Interestingly, the opposite is true for our justice system and, in particular, access to our family courts by self-represented litigants. Contrary to recent reports and your editorial of May 13, 2013, (see “Making legal services by web, phone more useful”) during my lengthy career as a family lawyer I have seen numerous efforts from the bench and the bar attempting to address the public concerns over the family law system. There are several examples of such efforts:
1. The passage of the Family Law Rules with new forms dubbed by many as permitting check-box justice. After eliminating most of the archaic demands of pleadings, it’s now easier to institute proceedings.
2. Family law information sessions provided for free to all new litigants in the family law system during which volunteer lawyers, social workers, and court staff deliver seminars.
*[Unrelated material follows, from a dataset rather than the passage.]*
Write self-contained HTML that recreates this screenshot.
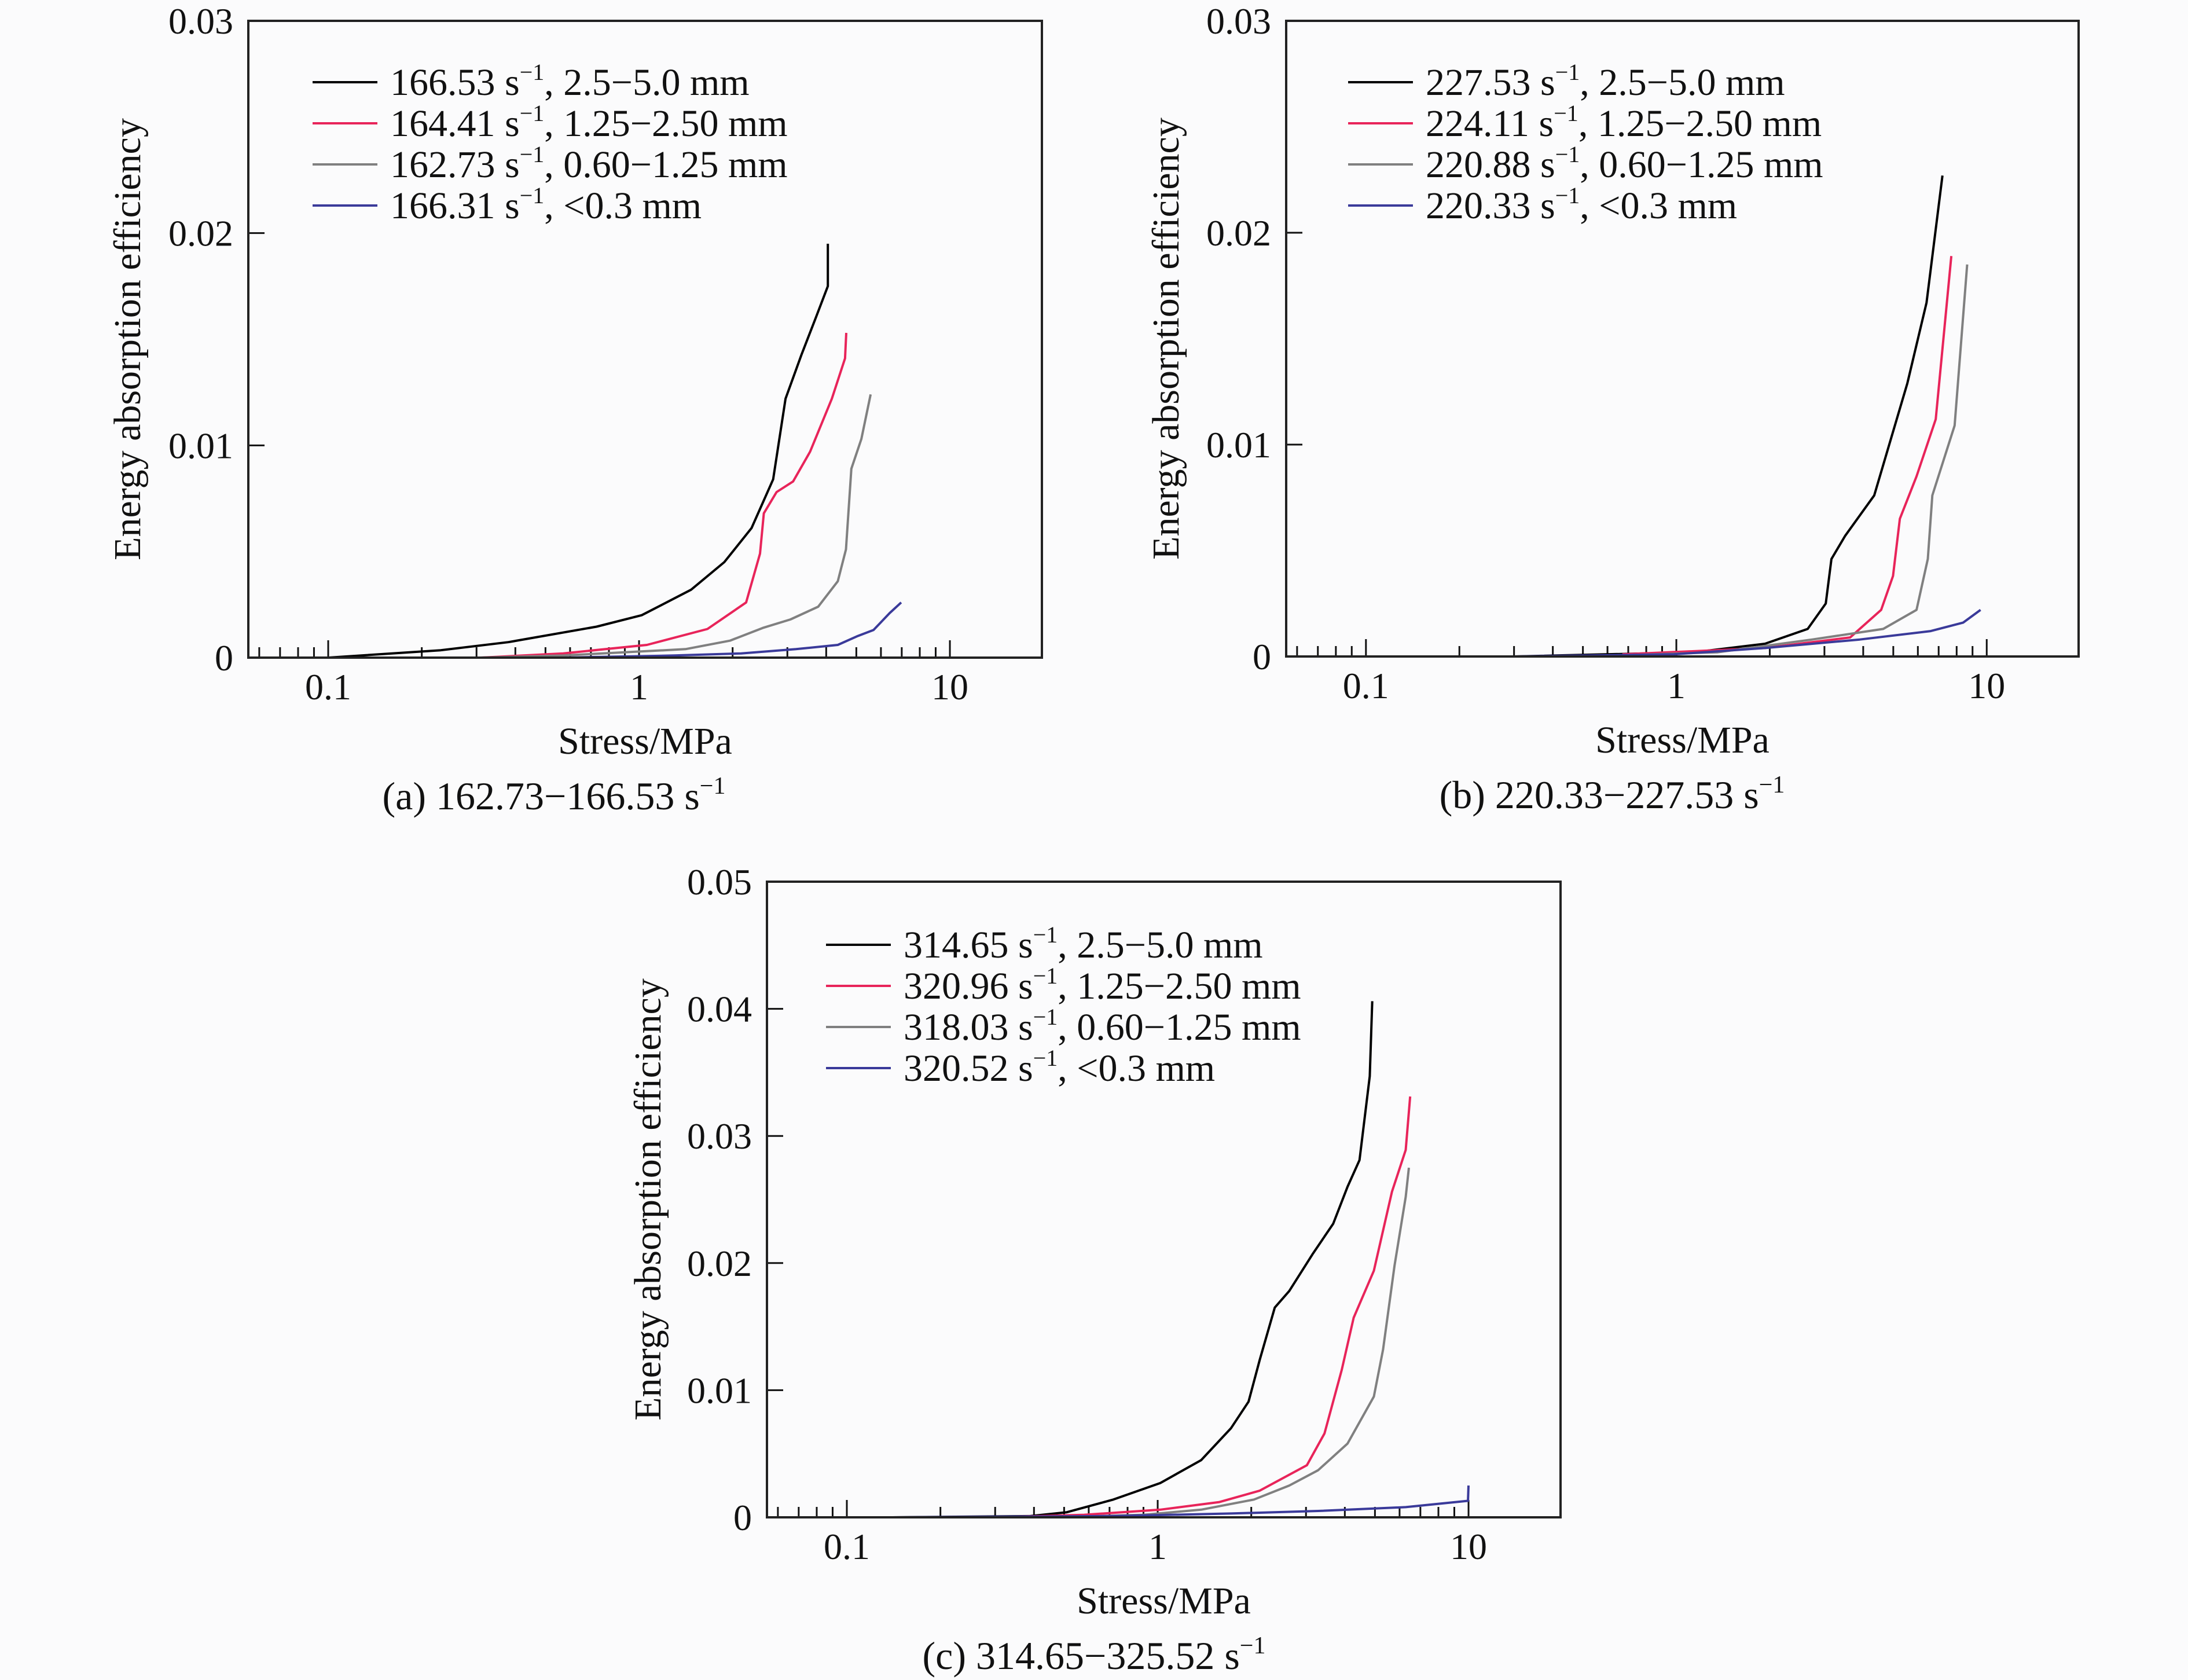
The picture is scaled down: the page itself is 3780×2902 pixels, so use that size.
<!DOCTYPE html>
<html><head><meta charset="utf-8"><style>
html,body{margin:0;padding:0;background:#fbfbfc;}
svg{display:block;font-family:"Liberation Serif",serif;}
</style></head><body>
<svg id="fig" width="3780" height="2902" viewBox="0 0 3780 2902" xmlns="http://www.w3.org/2000/svg">
<rect x="0" y="0" width="3780" height="2902" fill="#fbfbfc"/>
</svg>
<script>
// ---- data ----
const colors = ["#000000", "#e8245a", "#808080", "#3a3a9a"];
const aLabels = ["166.53", "164.41", "162.73", "166.31"];
const bLabels = ["227.53", "224.11", "220.88", "220.33"];
const cLabels = ["314.65", "320.96", "318.03", "320.52"];
const sizeLabels = ["2.5\u22125.0 mm", "1.25\u22122.50 mm", "0.60\u22121.25 mm", "<0.3 mm"];
const xTickValues = [0.1, 1, 10];
const xTickLabels = ["0.1", "1", "10"];
const yTicksAB = [0, 0.01, 0.02, 0.03];
const yTickLabelsAB = ["0", "0.01", "0.02", "0.03"];
const yTicksC = [0, 0.01, 0.02, 0.03, 0.04, 0.05];
const yTickLabelsC = ["0", "0.01", "0.02", "0.03", "0.04", "0.05"];

// panel a
const aBlackX = [0.1,0.23,0.38,0.73,1.02,1.47,1.88,2.30,2.70,2.96,3.33,3.7,4.05,4.05];
const aBlackY = [0,0.00035,0.00073,0.00146,0.0020,0.0032,0.0045,0.0061,0.0084,0.0122,0.01427,0.0160,0.0175,0.0195];
const aRedX = [0.31,0.57,1.06,1.66,2.21,2.45,2.52,2.77,3.13,3.55,4.17,4.6,4.64];
const aRedY = [0,0.0002,0.0006,0.00135,0.0026,0.0049,0.0068,0.0078,0.0083,0.0097,0.0122,0.0141,0.0153];
const aGrayX = [0.31,0.57,1.41,1.96,2.50,3.07,3.77,4.36,4.63,4.82,5.19,5.56];
const aGrayY = [0,0.0001,0.0004,0.0008,0.0014,0.0018,0.0024,0.0036,0.0051,0.0089,0.0103,0.0124];
const aBlueX = [0.57,1.3,2.13,3.2,4.36,5.02,5.68,6.4,6.97];
const aBlueY = [0,0.0001,0.0002,0.0004,0.0006,0.0010,0.0013,0.0021,0.0026];
// panel b
const bBlackX = [0.3,1.14,1.93,2.65,3.03,3.16,3.5,4.34,5.55,6.4,7.2];
const bBlackY = [0,0.0002,0.0006,0.0013,0.0025,0.0046,0.0057,0.0076,0.0129,0.0167,0.0227];
const bRedX = [0.67,1.93,3.63,4.57,4.99,5.25,5.94,6.85,7.69];
const bRedY = [0.0001,0.0004,0.0009,0.0022,0.0038,0.0065,0.0085,0.0112,0.0189];
const bGrayX = [0.5,1.36,2.74,4.64,5.94,6.46,6.68,7.88,8.65];
const bGrayY = [0,0.0002,0.0008,0.0013,0.0022,0.0046,0.0076,0.0109,0.0185];
const bBlueX = [0.3,0.98,1.93,3.9,6.6,8.4,9.55];
const bBlueY = [0,0.0001,0.0004,0.0008,0.0012,0.0016,0.0022];
// panel c
const cBlackX = [0.14,0.39,0.51,0.72,1.02,1.38,1.72,1.96,2.13,2.38,2.65,3.15,3.67,4.08,4.46,4.81,4.9];
const cBlackY = [0,0.0001,0.0004,0.0014,0.0027,0.0045,0.0070,0.0091,0.0124,0.0165,0.0178,0.0207,0.0231,0.0260,0.0281,0.0347,0.0406];
const cRedX = [0.3,0.58,1.02,1.58,2.13,3.02,3.44,3.91,4.27,4.96,5.67,6.28,6.49];
const cRedY = [0,0.0002,0.0006,0.0012,0.0021,0.0041,0.0066,0.0116,0.0157,0.0194,0.0256,0.0289,0.0331];
const cGrayX = [0.47,0.9,1.38,2.04,2.65,3.28,4.08,4.96,5.31,5.78,6.28,6.43];
const cGrayY = [0,0.0002,0.0006,0.0014,0.0025,0.0037,0.0058,0.0095,0.0132,0.0198,0.0252,0.0275];
const cBlueX = [0.14,0.72,1.72,3.28,6.28,9.96,10.0];
const cBlueY = [0,0.0001,0.0003,0.0005,0.0008,0.0013,0.0025];

const NS = "http://www.w3.org/2000/svg";
const svg = document.getElementById("fig");
function mk(tag, attrs, parent) {
  const e = document.createElementNS(NS, tag);
  for (const k in attrs) e.setAttribute(k, attrs[k]);
  (parent || svg).appendChild(e);
  return e;
}
const LMIN = -1.257, LMAX = 1.296;

function panel(p) {
  const g = mk("g", {});
  
  
  const W = p.r - p.l, H = p.b - p.t;
  const xs = v => p.l + (Math.log10(v) - LMIN) / (LMAX - LMIN) * W;
  const ys = v => p.b - v / p.ymax * H;
  for (let d = -2; d <= 1; d++) {
    for (let m = 1; m <= 9; m++) {
      const v = m * Math.pow(10, d);
      const lv = Math.log10(v);
      if (lv < LMIN || lv > LMAX) continue;
      const x = xs(v);
      const t = mk("line", {x1: x, x2: x, y1: p.b, y2: p.b - (m === 1 ? 30 : 18), stroke: "#111", "stroke-width": 3}, g);
      
      
    }
  }
  xTickValues.forEach((v, i) => {
    const t = mk("text", {x: xs(v), y: p.b + 72, "font-size": 64, "text-anchor": "middle", fill: "#111"}, g);
    t.textContent = xTickLabels[i];
    
    
  });
  p.yt.forEach((v, i) => {
    const y = ys(v);
    const t = mk("line", {x1: p.l, x2: p.l + 28, y1: y, y2: y, stroke: "#111", "stroke-width": 3}, g);
    
    
    const tl = mk("text", {x: p.l - 26, y: y + 22, "font-size": 64, "text-anchor": "end", fill: "#111"}, g);
    tl.textContent = p.ytl[i];
    
    
  });
  p.series.forEach((s, i) => {
    const d = s[0].map((xv, j) => (j ? "L" : "M") + xs(xv).toFixed(1) + " " + ys(s[1][j]).toFixed(1)).join(" ");
    const path = mk("path", {d: d, fill: "none", stroke: colors[i], "stroke-width": 4, "stroke-linejoin": "round"}, g);
    
    
  });
  const fr = mk("rect", {x: p.l, y: p.t, width: W, height: H, fill: "none", stroke: "#222", "stroke-width": 4}, g);
  
  
  p.labels.forEach((lab, i) => {
    const y = p.legY + i * 71;
    const ln = mk("line", {x1: p.legX, x2: p.legX + 112, y1: y, y2: y, stroke: colors[i], "stroke-width": 4}, g);
    
    
    const t = mk("text", {x: p.legX + 134, y: y + 22, "font-size": 66, fill: "#111"}, g);
    
    
    const a = mk("tspan", {}, t); a.textContent = lab + " s";
    const sup = mk("tspan", {"font-size": 40, dy: -26}, t); sup.textContent = "\u22121";
    const b = mk("tspan", {dy: 26}, t); b.textContent = ", " + sizeLabels[i];
  });
  const yt = mk("text", {x: 0, y: 0, "font-size": 66, "text-anchor": "middle", fill: "#111",
    transform: "translate(" + p.ytx + "," + ((p.t + p.b) / 2) + ") rotate(-90)"}, g);
  yt.textContent = "Energy absorption efficiency";
  
  
  const xt = mk("text", {x: (p.l + p.r) / 2, y: p.b + 166, "font-size": 66, "text-anchor": "middle", fill: "#111"}, g);
  xt.textContent = "Stress/MPa";
  
  
  const cap = mk("text", {x: p.capX, y: p.b + 262, "font-size": 68, "text-anchor": "middle", fill: "#111"}, g);
  
  
  const c1 = mk("tspan", {}, cap); c1.textContent = p.cap + " s";
  const c2 = mk("tspan", {"font-size": 42, dy: -27}, cap); c2.textContent = "\u22121";
}

panel({name: "panel-a", l: 429, r: 1800, t: 36, b: 1136, ymax: 0.03, yt: yTicksAB, ytl: yTickLabelsAB,
  series: [[aBlackX, aBlackY], [aRedX, aRedY], [aGrayX, aGrayY], [aBlueX, aBlueY]],
  labels: aLabels, legX: 540, legY: 142, ytx: 242, capX: 957, cap: "(a) 162.73\u2212166.53"});
panel({name: "panel-b", l: 2222, r: 3591, t: 36, b: 1134, ymax: 0.03, yt: yTicksAB, ytl: yTickLabelsAB,
  series: [[bBlackX, bBlackY], [bRedX, bRedY], [bGrayX, bGrayY], [bBlueX, bBlueY]],
  labels: bLabels, legX: 2329, legY: 142, ytx: 2036, capX: 2785, cap: "(b) 220.33\u2212227.53"});
panel({name: "panel-c", l: 1325, r: 2696, t: 1523, b: 2621, ymax: 0.05, yt: yTicksC, ytl: yTickLabelsC,
  series: [[cBlackX, cBlackY], [cRedX, cRedY], [cGrayX, cGrayY], [cBlueX, cBlueY]],
  labels: cLabels, legX: 1427, legY: 1632, ytx: 1141, capX: 1890, cap: "(c) 314.65\u2212325.52"});
</script>
</body></html>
They clearly explain the process.
3. A new and more extensive conference system to facilitate early settlement and the creation of a less adversarial environment.
4. Mediation offices in many courthouses offering low-cost services to family law litigants.
5. A duty counsel system at most courthouses providing free advice and assistance.
6. A dispute resolution system staffed mostly by volunteer family lawyers assisting parties with early resolution in a low-key, non-adversarial setting.
7. Family Law Rules that punish those who do not make early and serious offers to settle through costs.
We as family lawyers, along with many members of the judiciary, have contributed greatly to improved access to the family law system but we should not be actively encouraging self-represented litigants.
I have previously written about what I consider to be the serious adverse consequences to our justice system of the self-represented litigant. The absence of legal knowledge and regard for the legal process and the rules of evidence, the elimination of respect for stare decisis, the bending of the traditional judicial role to accommodate those who do not know what to do or how to do it in court, and, finally, the enormous waste of court resources in trying to tutor the untrained in a complex process are problems caused by self-represented litigants that we should not be encouraging.
Family law is in fact law. The practice and process require a working knowledge of numerous statutes, case law, and related fields such as tax, corporate, property, and, at times, bankruptcy matters. Rather than encourage self-represented litigants, even the most educated of whom cannot navigate this difficult field, we should lobby for increased legal aid funding for family law; advocate for a unified family court system provincewide; seek an immediate technology upgrade to bring the court system into the 21st century as the wasted time involved in paper filings, lost files, and copying briefs adds layers of unnecessary costs to the process; institute a triage system to identify and stream high-conflict cases early on; start an immediate review of some of the regulatory demands upon lawyers that tend to drive up the cost of operating a law office; and permit and encourage the unbundling of legal services in the family law field.
We do a disservice to the public and our justice system by tacitly encouraging self-represented litigants. The long-term result is the destruction of the legal system as we know it. We must work diligently to improve the system and the quality of services we provide to the public but we should never abandon the field to self-represented litigants or untrained family law professionals who continue to appear with ever-greater frequency.